Here are the newspapers scattered and organized according to different formulae, overlaid with bright blue spray-paint, cordoned off from the public. Theory of Painting is remade every time it is shown, using newspapers bought on the day of installation. The myriad futilities of the British press are redeemed by Bochner’s clever and vital arrangements.

Bochner has been cited as a vanguard figure of Conceptual Art, a movement which stressed the idea before the work. His photographic experiments, Wittgenstein quotes, and references to Pythagoras’ theorem are balanced - mercifully - by the brilliance of his colour.

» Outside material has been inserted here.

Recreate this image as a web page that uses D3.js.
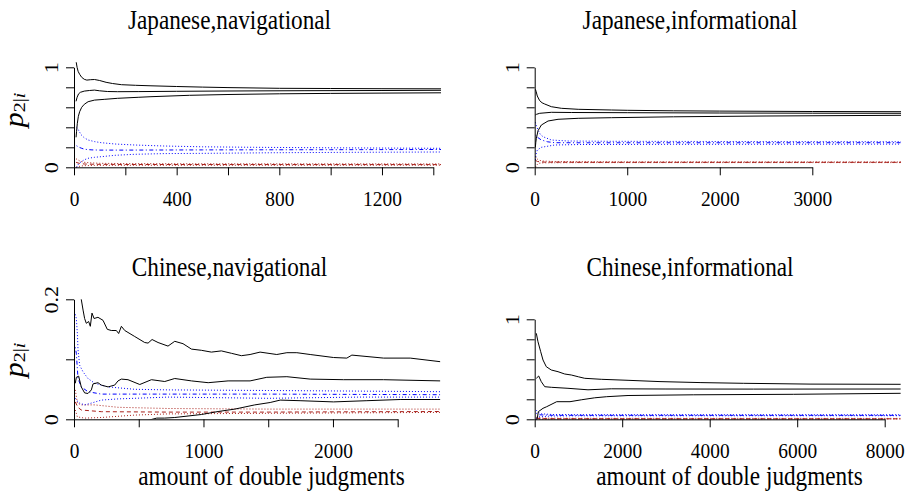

Blah, Blah, Blah (2011) is a huge painting that repeats the word again and again on a background of velvet. Humorous or annoying, it is the application of paint – the wet, dense blacks next to pale blues that are almost pure – which elevates the piece.

Two Planar Arcs (1977) is extraordinary; red, yellow, and green shapes are painted straight onto the white wall of the gallery, dripping and ruining the space – in a good way.